I notice a few other things - that nobody has demanded an apology from "Sheets," and that he hasn't offered one. Not that I'm all that big on apologies, particularly public ones, which always strike me as being less than genuine almost by definition, but really, shouldn't we have gotten something better than a "clarification" that was little more than a reiteration?

Senator Robert Byrd's description of Adolf Hitler's rise to power was meant as a warning to heed the past and not as a comparison to Republicans, a spokesman for the West Virginia Democrat says....

"Terrible chapters of history ought never be repeated," said Tom Gavin, spokesman for Byrd. "All one needs to do is to look at history to see how dangerous it is to curb the rights of the minority."

This is real simple, Mr. Gavin: if your boss didn't intend to compare Republicans unfavorably to Nazis, he shouldn't have used Nazi Germany as his analogy. His ostensible point about "minority rights" (cough, gag, choke) - which is complete sophistry in any case - could have been made without resort to such poisonous, incendiary rhetoric.

Of course, it wouldn't have flown, because changing the filibuster rules - which Byrd himself did on several occasions when he was Majority Leader in the '70s - does not encroach upon "the rights of the minority" since there is no constitutionally enumerated right for the minority to filibuster judicial nominees. And while the Senate is meant to be more deliberative than the House, that doesn't mean that majority status can be completely drained of all practical effect just because the minority is a bunch of bitter-ender sore losers. The fact of the matter is that the Democrats lost the 2004 election, they're deep in the minority, and they don't have the numbers to defeat President Bush's nominees honestly. And they have no moral, and ought not have any legal, right to deny each a fair up-or-down floor vote. Period.

Byrd and his colleagues know all of this, and know that they don't have any compelling arguments to muster against it. Donk obstructionism isn't about "rights," it's about power. It's a political Samson complex. It is the real "nuclear" option.

This is why Republicans must change the rules - to restore order and fairness to the United States Senate and the judicial confirmation process.

And this is what people like "Sheets" Byrd fear so much that they have to draw parallels with one of the greatest evils of the last century.

This man should be censured immediately, and cashiered once and for all in 2006.

But don't count on it - after all, it wouldn't be the "careful" thing to do.

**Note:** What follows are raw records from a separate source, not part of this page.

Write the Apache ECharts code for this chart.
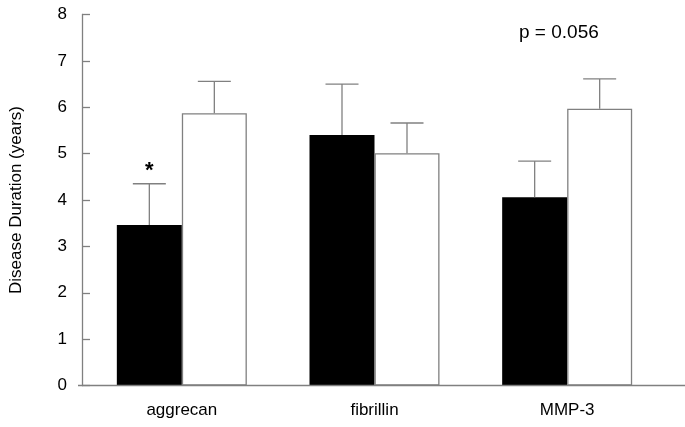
<!DOCTYPE html>
<html>
<head>
<meta charset="utf-8">
<script src="https://cdn.jsdelivr.net/npm/echarts@6/dist/echarts.min.js"></script>
<style>html,body{margin:0;padding:0;background:#fff}#c{width:685px;height:427px}</style>
</head>
<body>
<div id="c"></div>
<script>
const categories = ['aggrecan', 'fibrillin', 'MMP-3'];
const groupA = [3.46, 5.40, 4.06];      // black bars
const groupB = [5.87, 5.01, 5.97];      // white bars
const groupAUpper = [4.35, 6.50, 4.84]; // error bar tops, black
const groupBUpper = [6.56, 5.66, 6.61]; // error bar tops, white
const marks = ['*', '', ''];
const yTicks = [0, 1, 2, 3, 4, 5, 6, 7, 8];

const FONT = 'Liberation Sans, Arial, sans-serif';
const GRAY = '#808080';
const BAR_W = 65;

function errData(means, uppers, side) {
  return means.map((m, i) => [i, m, uppers[i], side, marks[i] && side < 0 ? marks[i] : '']);
}

function renderErr(params, api) {
  const i = api.value(0);
  const m = api.value(1);
  const u = api.value(2);
  const side = api.value(3);
  const p0 = api.coord([i, m]);
  const p1 = api.coord([i, u]);
  const x = p0[0] + side * BAR_W / 2;
  const cap = 16.5;
  const children = [
    {type: 'line', shape: {x1: x, y1: p0[1], x2: x, y2: p1[1]}, style: {stroke: GRAY, lineWidth: 1.3}},
    {type: 'line', shape: {x1: x - cap, y1: p1[1], x2: x + cap, y2: p1[1]}, style: {stroke: GRAY, lineWidth: 1.3}}
  ];
  const mk = api.value(4);
  if (mk) {
    children.push({type: 'text', style: {text: mk, x: x, y: p1[1] - 2, align: 'center', verticalAlign: 'bottom', font: 'bold 22px ' + FONT, fill: '#000'}});
  }
  return {type: 'group', children: children};
}

const chart = echarts.init(document.getElementById('c'), null, {renderer: 'canvas'});
chart.setOption({
  animation: false,
  backgroundColor: '#fff',
  title: {
    text: 'p = 0.056', left: 514, top: 18,
    textStyle: {fontFamily: FONT, fontSize: 19, fontWeight: 'normal', color: '#000'}
  },
  grid: {left: 81.5, right: 21.5, top: 14.5, bottom: 41.5, containLabel: false},
  xAxis: {
    type: 'category', data: categories,
    axisLine: {show: false}, axisTick: {show: false},
    axisLabel: {fontFamily: FONT, fontSize: 17, color: '#000', margin: 16}
  },
  yAxis: {
    type: 'value', min: 0, max: 8, interval: 1, offset: 3.5,
    name: 'Disease Duration (years)', nameLocation: 'middle', nameGap: 57,
    nameTextStyle: {fontFamily: FONT, fontSize: 17, color: '#000'},
    axisLine: {show: true, lineStyle: {color: GRAY, width: 1.3}},
    axisTick: {show: true, inside: true, length: 8, lineStyle: {color: GRAY, width: 1.3}},
    axisLabel: {fontFamily: FONT, fontSize: 17, color: '#000', margin: 15,
      formatter: v => yTicks.includes(v) ? String(v) : ''},
    splitLine: {show: false}
  },
  series: [
    {type: 'bar', data: groupA, barWidth: BAR_W, barGap: '0%',
      itemStyle: {color: '#000', borderColor: GRAY, borderWidth: 0}},
    {type: 'bar', data: groupB, barWidth: BAR_W, barGap: '0%',
      itemStyle: {color: '#fff', borderColor: GRAY, borderWidth: 1.3}},
    {type: 'custom', renderItem: renderErr, data: errData(groupA, groupAUpper, -1), z: 5,
      encode: {x: 0, y: [1, 2]}},
    {type: 'custom', renderItem: renderErr, data: errData(groupB, groupBUpper, 1), z: 5,
      encode: {x: 0, y: [1, 2]}}
  ]
});

// x axis baseline spanning from the y axis to the right edge
const y0 = chart.convertToPixel({yAxisIndex: 0}, 0);
chart.setOption({
  graphic: [{type: 'line', shape: {x1: 78, y1: y0, x2: 685, y2: y0}, style: {stroke: GRAY, lineWidth: 1.3}, z: 10}]
});
</script>
</body>
</html>
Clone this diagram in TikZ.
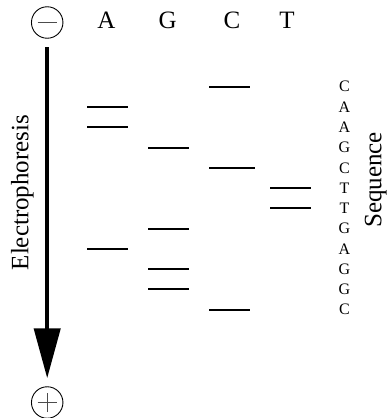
\documentclass[tikz,border=0pt]{standalone}
\usepackage{fontspec}
\setmainfont{Liberation Serif}
\usetikzlibrary{arrows.meta}
\begin{document}
\begin{tikzpicture}[x=1pt,y=-1pt,
  band/.style={line width=2pt},
  pole/.style={draw, circle, line width=0.9pt, minimum size=31.5pt, inner sep=0pt},
  sign/.style={line width=1pt, black!70},
  lane/.style={font=\fontsize{25}{25}\selectfont, anchor=base},
  seq/.style={font=\fontsize{16}{16}\selectfont},
  axis/.style={font=\fontsize{25}{25}\selectfont, rotate=90, anchor=base},
  flow/.style={line width=4.3pt, -{Triangle[width=26pt,length=50pt]}, shorten <=8.5pt, shorten >=8pt}]
\useasboundingbox (0,0) rectangle (387,418);
% poles
\node[pole] (minus) at (47.2,22.5) {};
\node[pole] (plus) at (47.2,402.5) {};
\draw[sign] ([xshift=-9.7pt]minus.center) -- ([xshift=9.7pt]minus.center);
\draw[sign] ([xshift=-9.5pt]plus.center) -- ([xshift=9.5pt]plus.center);
\draw[sign] ([yshift=-9.5pt]plus.center) -- ([yshift=9.5pt]plus.center);
\draw[flow] (minus) -- (plus);
% lane labels
\node[lane] (la) at (106.5,28) {A};
\node[lane] (lg) at (167.7,28) {G};
\node[lane] (lc) at (232,28) {C};
\node[lane] (lt) at (287,28) {T};
% bands
\draw[band] (87.3,107) -- (128,107);
\draw[band] (87.3,127.3) -- (128,127.3);
\draw[band] (87.3,249) -- (128,249);
\draw[band] (148.3,147.7) -- (189,147.7);
\draw[band] (148.3,228.7) -- (189,228.7);
\draw[band] (148.3,269.3) -- (189,269.3);
\draw[band] (148.3,289.3) -- (189,289.3);
\draw[band] (209.3,86.7) -- (250,86.7);
\draw[band] (209.3,167.7) -- (255,167.7);
\draw[band] (209.3,309.7) -- (250,309.7);
\draw[band] (270,187.7) -- (310.7,187.7);
\draw[band] (270,208.3) -- (310.7,208.3);
% sequence letters
\foreach \l [count=\k from 0] in {C,A,A,G,C,T,T,G,A,G,G,C}
  \node[seq] (s\k) at (344.5,86.7+20.27*\k) {\l};
% axis labels
\node[axis] (elec) at (28.3,192.5) {Electrophoresis};
\node[axis] (sequ) at (381.3,180) {Sequence};
\end{tikzpicture}
\end{document}
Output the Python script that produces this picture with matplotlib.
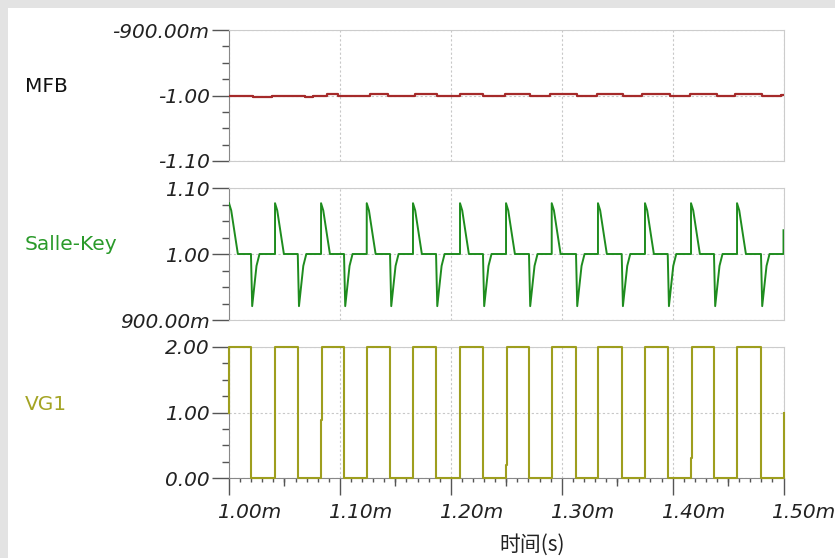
import numpy as np
import matplotlib
matplotlib.use("Agg")
import matplotlib.pyplot as plt
from matplotlib.patches import Rectangle
from matplotlib.ticker import MultipleLocator
from matplotlib.transforms import ScaledTranslation

plt.rcParams["font.family"] = ["DejaVu Sans"]

# time axis is in ms (labels carry the "m" suffix)
T_START, T_END = 1.0, 1.5
x_ticks = [1.0, 1.1, 1.2, 1.3, 1.4, 1.5]
x_labels = ["1.00m", "1.10m", "1.20m", "1.30m", "1.40m", "1.50m"]
x_mid_ticks = [1.05, 1.15, 1.25, 1.35, 1.45]

# VG1 square wave, edges (ms)
vg1_rise = [1.0415, 1.0830, 1.1242, 1.1659, 1.2083, 1.2498,
            1.2910, 1.3327, 1.3751, 1.4166, 1.4581]
vg1_fall = [1.0198, 1.0620, 1.1037, 1.1452, 1.1867, 1.2290,
            1.2705, 1.3129, 1.3541, 1.3956, 1.4373, 1.4797]
vg1_low, vg1_high = 0.0, 2.0
vg1_start_v, vg1_end_v = 1.0, 1.0
# short intermediate steps on a few rising edges: edge index -> level
vg1_glitch = {1: 0.89, 5: 0.20, 9: 0.31}
vg1_glitch_dt = 0.0012

# Salle-Key output: spike shape after each VG1 edge
sk_base = 1.0
sk_rise_dt = [0.0, 0.0020, 0.0058, 0.0080]
sk_rise_v = [1.077, 1.066, 1.024, 1.000]
sk_fall_dt = [0.0, 0.0011, 0.0050, 0.0077]
sk_fall_v = [1.000, 0.921, 0.982, 1.000]
sk_end_v = 1.036

# MFB output: tiny steps around -1.00 V
mfb_t = [1.0, 1.0216, 1.0388, 1.0685, 1.0757, 1.0884, 1.0983, 1.1271, 1.1434,
         1.1677, 1.1876, 1.2083, 1.2290, 1.2489, 1.2714, 1.2895, 1.3138,
         1.3318, 1.3553, 1.3724, 1.3977, 1.4157, 1.4400, 1.4563, 1.4806,
         1.4977, 1.5]
mfb_v = [-1.0, -1.0023, -1.0, -1.0023, -1.0, -0.9977, -1.0, -0.9977, -1.0,
         -0.9977, -1.0, -0.9977, -1.0, -0.9977, -1.0, -0.9977, -1.0,
         -0.9977, -1.0, -0.9977, -1.0, -0.9977, -1.0, -0.9977, -1.0,
         -0.9985, -0.9985]

MFB_COLOR = "#a52a2a"
SK_COLOR = "#1e8c1e"
VG1_COLOR = "#9e9e1e"

# --- build traces from the edges ---
events = [(T_START, "r", -1)] + [(t, "r", i) for i, t in enumerate(vg1_rise)] \
    + [(t, "f", i) for i, t in enumerate(vg1_fall)]
events.sort()

vg_t, vg_v = [T_START], [vg1_start_v]
sk_t, sk_v = [], []
for t, kind, i in events:
    if kind == "r":
        if i >= 0:
            vg_t.append(t); vg_v.append(vg1_low)
            if i in vg1_glitch:
                vg_t += [t, t + vg1_glitch_dt]
                vg_v += [vg1_glitch[i], vg1_glitch[i]]
                t_hi = t + vg1_glitch_dt
            else:
                t_hi = t
            vg_t.append(t_hi); vg_v.append(vg1_high)
            sk_t.append(t); sk_v.append(sk_base)
        else:
            vg_t.append(t); vg_v.append(vg1_high)
        sk_t += [t + d for d in sk_rise_dt]
        sk_v += sk_rise_v
    else:
        vg_t += [t, t]; vg_v += [vg1_high, vg1_low]
        sk_t += [t + d for d in sk_fall_dt]
        sk_v += sk_fall_v
vg_t += [T_END, T_END]; vg_v += [vg1_low, vg1_end_v]
sk_t += [T_END, T_END]; sk_v += [sk_base, sk_end_v]

# --- figure ---
fig = plt.figure(figsize=(8.35, 5.58), dpi=100)
fig.patch.set_facecolor("#e3e3e3")
fig.patches.append(Rectangle((8 / 835, 0), 1, 1 - 8 / 558, transform=fig.transFigure,
                             facecolor="white", edgecolor="none", zorder=-10))

left, width = 229 / 835, 554.5 / 835
ax_mfb = fig.add_axes([left, 1 - 161 / 558, width, 131 / 558])
ax_sk = fig.add_axes([left, 1 - 320 / 558, width, 132 / 558])
ax_vg = fig.add_axes([left, 1 - 478 / 558, width, 131 / 558])

ax_mfb.plot(mfb_t, mfb_v, color=MFB_COLOR, lw=1.6, drawstyle="steps-post", zorder=3)
ax_sk.plot(sk_t, sk_v, color=SK_COLOR, lw=1.4, zorder=3)
ax_vg.plot(vg_t, vg_v, color=VG1_COLOR, lw=1.5, zorder=3, clip_on=False)

TICK_FONT = dict(fontstyle="italic", fontsize=14.5, color="#222222")

panels = [
    (ax_mfb, (-1.1, -0.9), [-1.1, -1.0, -0.9], ["-1.10", "-1.00", "-900.00m"], 0.025),
    (ax_sk, (0.9, 1.1), [0.9, 1.0, 1.1], ["900.00m", "1.00", "1.10"], 0.025),
    (ax_vg, (0.0, 2.0), [0.0, 1.0, 2.0], ["0.00", "1.00", "2.00"], 0.25),
]
for ax, ylim, yt, yl, ymin in panels:
    ax.set_xlim(T_START, T_END)
    ax.set_ylim(*ylim)
    ax.set_yticks(yt, yl, **TICK_FONT)
    ax.yaxis.set_minor_locator(MultipleLocator(ymin))
    ax.tick_params(axis="y", which="major", length=12, width=1, color="#555555", pad=2)
    ax.tick_params(axis="y", which="minor", length=5, width=1, color="#555555")
    ax.set_xticks(x_ticks)
    ax.grid(True, which="major", color="#c8c8c8", linestyle=(0, (2, 2)), linewidth=0.8)
    for side in ["top", "right", "bottom"]:
        ax.spines[side].set_color("#cccccc")
    ax.spines["left"].set_color("#888888")
    ax.set_axisbelow(True)

for ax in (ax_mfb, ax_sk):
    ax.tick_params(axis="x", which="both", length=0, labelbottom=False)

ax_vg.spines["bottom"].set_color("#888888")
ax_vg.set_xticks(x_ticks, x_labels, **TICK_FONT)
ax_vg.xaxis.set_minor_locator(MultipleLocator(0.01))
ax_vg.tick_params(axis="x", which="major", length=12, width=1, color="#555555", pad=6)
ax_vg.tick_params(axis="x", which="minor", length=3, width=1, color="#555555")
# the simulator puts the time labels just right of their ticks
shift = ScaledTranslation(-12 / 100, 0, fig.dpi_scale_trans)
for lbl in ax_vg.get_xticklabels():
    lbl.set_horizontalalignment("left")
    lbl.set_transform(lbl.get_transform() + shift)
sec = ax_vg.secondary_xaxis("bottom")
sec.set_xticks(x_mid_ticks, [""] * len(x_mid_ticks))
sec.tick_params(axis="x", length=6, width=1, color="#555555")
sec.spines["bottom"].set_visible(False)

fig.text(25 / 835, 1 - 87 / 558, "MFB", fontsize=14.5, color="#111111", ha="left", va="center")
fig.text(25 / 835, 1 - 245 / 558, "Salle-Key", fontsize=14.5, color="#2a9a2a", ha="left", va="center")
fig.text(25 / 835, 1 - 405 / 558, "VG1", fontsize=14.5, color="#a4a424", ha="left", va="center")
fig.text(532 / 835, 1 - 545 / 558, "时间(s)", fontsize=15, color="#222222", ha="center",
         va="center", family=["Noto Sans CJK SC", "DejaVu Sans"])

fig.savefig("out.png", dpi=100, facecolor=fig.get_facecolor())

UPDATE: Tom Bevan over at realclearpolitics relays this delicious little morsel of research from reader Rick Walsh:

In 1975 the Senators changed the filibuster requirement from 67 votes to 60, after concluding that it only takes a simple majority of Senators to change the rules governing their proceedings. As Senate Majority Leader Mike Mansfield (D-MT) said at the time: "We cannot allow a minority" of the senators "to grab the Senate by the throat and hold it there."

Senators Leahy, Kennedy, Byrd, and Biden, all agreed. (emphasis added)

If I had copyrighted the expression "any port in a storm" as applied to these SOBs, I could have retired already.